Исследование графического выражения цветаевской «сдвигологии» расширяет не только представление об идеостиле М. Цветаевой, но и позволяет, как справедливо полагает Е. Фарино, использовать инструментарий, вырабатываемый на анализе цветаевских текстов, в процессе понимания других представителей поэтического авангарда, выявить их «глубинное родство», в частности: «экспликативное обращение со словом, остановка на его фактуре, палиндромное выворачивание его наизнанку, ложные и непроизвольные фактические этимологизации. что вовне, в плане выражения. оборачивается сплошными повторами-вариациями и парадигматическими. текстопостроениями.» [5].

Именно отсюда у Цветаевой ощущение симультанности пространства, которое сплавлено из различных пространств эмпирического мира и психологического (внутреннего), перетекающих друг в друга. Этот процесс сопровождается и своеобразной (поэтической или живописной) мифологизацией пространственных связей - через придание пространству антропоморфных черт или через одушевление цвета, предмета, что давало возможность наглядного представления «сквозного» мира. Пространство в его временном представлении насыщено пустотами, диссонансами, аритмией, провалами, оно дискретно - это пространство знакового письма. В цветаевской поэтике обнажена мифологическая стратегия «сдвига» с её ориентацией на « «вещественную магию», которую русский авангард часто идентифицировал с архаическим пластом русской жизни, русского народного искусства и языка» [6, с. 370]. Подобный принцип прослеживается на всех уровнях - пространственно-временном (пространственная организация поэмы «Крысолов» - это типичные симультанные декорации средневекового площадного театра, когда крысиное шествие движется по кругу, по площади, но одновременно из города к пруду), образном (крысы и ратсгеры в «Крысолове», являющиеся одновременно людьми и крысами), метафорическом и ритмико-интонационном [7, с. 237-250].

Синкретизм пространственно-временного континуума переходит в синкретизм логического мышления и эмоционально-чувственных переживаний. В системе подобного словообразовательного континуума мы остановимся на одном из многочисленных феноменов цветаевской симультанной поэтики, основанном на дефисном принципе поэтики «сдвига», представляющем одно из ярких явлений оптико-геометрических экспериментов авангарда, демонстрирующего, как отмечает Ж.-К. Ланн, «вытеснение действительного высказывания, уступающего свое место значимости графического знака» [8, с. 39].

Справедливости ради следует подчеркнуть, что графика М. Цветаевой в имманентном - лингвистическом - её ракурсе довольно обстоятельно исследована (в большей степени это относится к тире, в гораздо меньшей - к дефисам).
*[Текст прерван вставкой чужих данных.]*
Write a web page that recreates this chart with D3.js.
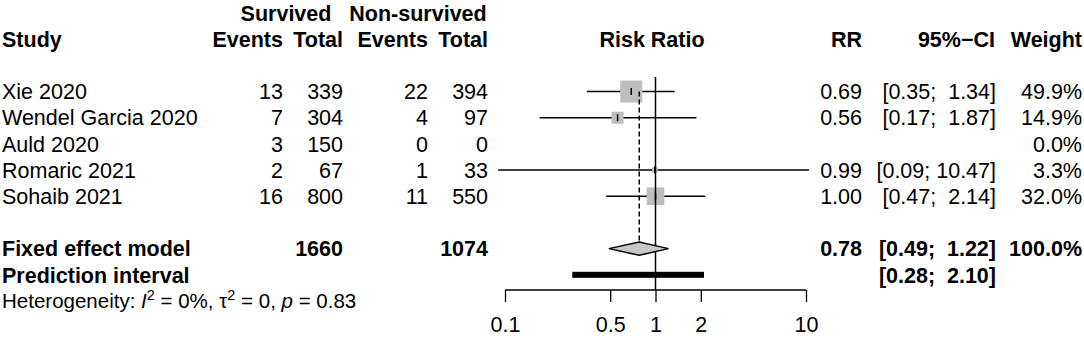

При этом значительная часть работ вскрывает языковую специфику дефисных образований, предлагает их классификацию по соотношению частей речи, устанавливает их фольклорную природу (К. Азадовский, Л. Зубова, О. Ревзина, С. Фокина и др.). Да и многие современники М. Цветаевой (в частности Ю. Иваск) обращали внимание на связь цветаевских дефисов с языком магических и мистических заговоров и заклинаний. Но при этом в стороне остается их типологическая связь с поэтикой русского авангарда.

Между тем бинокулярный принцип собирания целого из отдельных фрагментов делает цветаевскую агглютинативную метафору важной особенностью игровой стратегии, свойственной художественному мышлению поэтического авангарда. И наоборот, эксперименты с метром, рифмой, визуальностью влекут за собой закономерную трансформацию нормативности на лексико-синтаксическом и фоническом уровнях.

Приведу здесь один показательный пример, демонстрирующий природу симультанной поэтики «дефисного типа». В очерке эмигрантского периода «Наталья Гончарова» М. Цветаева пишет: «Везут с Ларионовым и Дягилевым пушкинско-гончаровско-римско - корсаковско-дягилевского «Золотого Петушка»» [9, с. 108]. Это не просто результирующая точечность восприятия мира или спрессованность фразы, сжимающей информацию об интерпретаторах - это совершенно новый образ, отражающий квинтэссенцию гениального синтеза и гениального балета.

Но в контексте творческого сознания М. Цветаевой не менее важен и иной аспект: несмотря на то, что поэтика Цветаевой фоноцентрична по своей сути («Вихрь-жар-град-гром - была -/За всё наказана! (ІІІ, 235)», а её слово - скорее голосовое, нежели слово письменной культуры, оптико-геометрическая сущность «сдвига» дефисного типа близка аналогичным экспериментам живописного авангарда.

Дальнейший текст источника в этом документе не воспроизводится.